Few, however, dispute his claims of being an expert on Afghanistan. His doctoral thesis from Delhi’s Jawaharlal Nehru University in early 1970s was on Afghanistan, and since then he has kept a close eye on the developments in that country. The thesis, writes Vaidik on his website, led to his being rusticated from the university because he wrote it in Hindi. He further claims that the issue reached Parliament. A two-year-long struggle later, Vaidik won the battle, not just for himself but for all those who wished to write their theses in Indian languages.
His work on Afghanistan and later his visits across South Asia helped him develop key contacts. That he had access to top politicians in India helped open the doors. In its latest issue, RSS mouthpiece Organiser has prominently covered Vaidik calling on Pakistan Prime Minister Nawaz Sharif during his recent visit to Pakistan. Vaidik met Sharif on June 28, and followed it up with a meeting with Saeed on July 2.
All of this, along with his perceived proximity to the Modi-led government, sources say, could explain why he was able to get access to Saeed. But sources also claim that it was unlikely he was carrying a message from the government. According to people in the know, Vaidik on his return to India was disappointed that there was little appreciation in the government of his efforts at Track II diplomacy. This made him tweet his photograph with Saeed and give interviews to TV channels.

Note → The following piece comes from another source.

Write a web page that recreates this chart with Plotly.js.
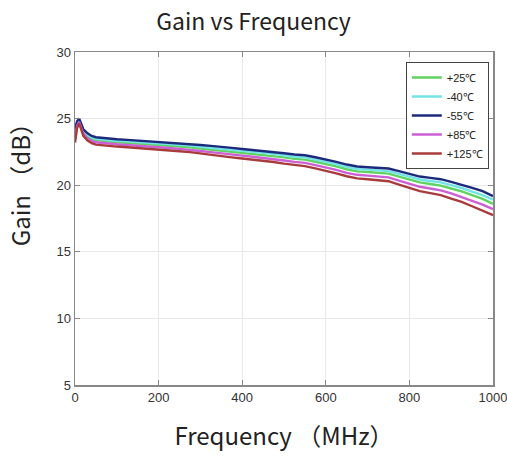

At present, Vaidik is the chairman of the Council for Indian Foreign Policy and also heads the Bharatiya Bhasha Sammelan. The Sammelan is an outfit that has in the past campaigned against the teaching of English language to primary school children, an issue that quickly found support in Mulayam Singh Yadav.
Vaidik started his career as a lecturer at Delhi’s Motilal Nehru College in the early 1970s, but soon exhibited his uncanny knack of finding access to the influential and powerful. He grew close P N Haksar, adviser to the then Prime Minister Indira Gandhi, and became the founding editor of news agency Press Trust of India’s Hindi wire service ‘Bhasha’. After a 10-year stint at PTI, Vaidik shifted to Hindi daily Navbharat Times. He was the newspaper’s opinion page editor. All this while, Vaidik continued to cultivate close ties with leading politicians. His claim that he could have been the deputy PM under P V Narasimha Rao or that Atal Bihari Vajpayee wanted him to mediate with the Taliban during the hijacking of IC 814 in 1999 may be outlandish. “But he did have access to Rao and Vajpayee as a leading Hindi journalist of his times,” says one of Vaidik's acquaintance.
Vaidik writes a weekly column in Hindi, which he claims, is published in over 200 newspapers. His columns over the past few months have been appreciative of Modi’s leadership. One of his columns in May 2009, just after UPA’s return to power, talks about how he was part of the then PM Manmohan Singh’s entourage to Kabul in 2005. During the visit, he spent four hours in discussion with Rahul Gandhi at former emperor Zahir Shah’s palace and found the young man deeply impressive.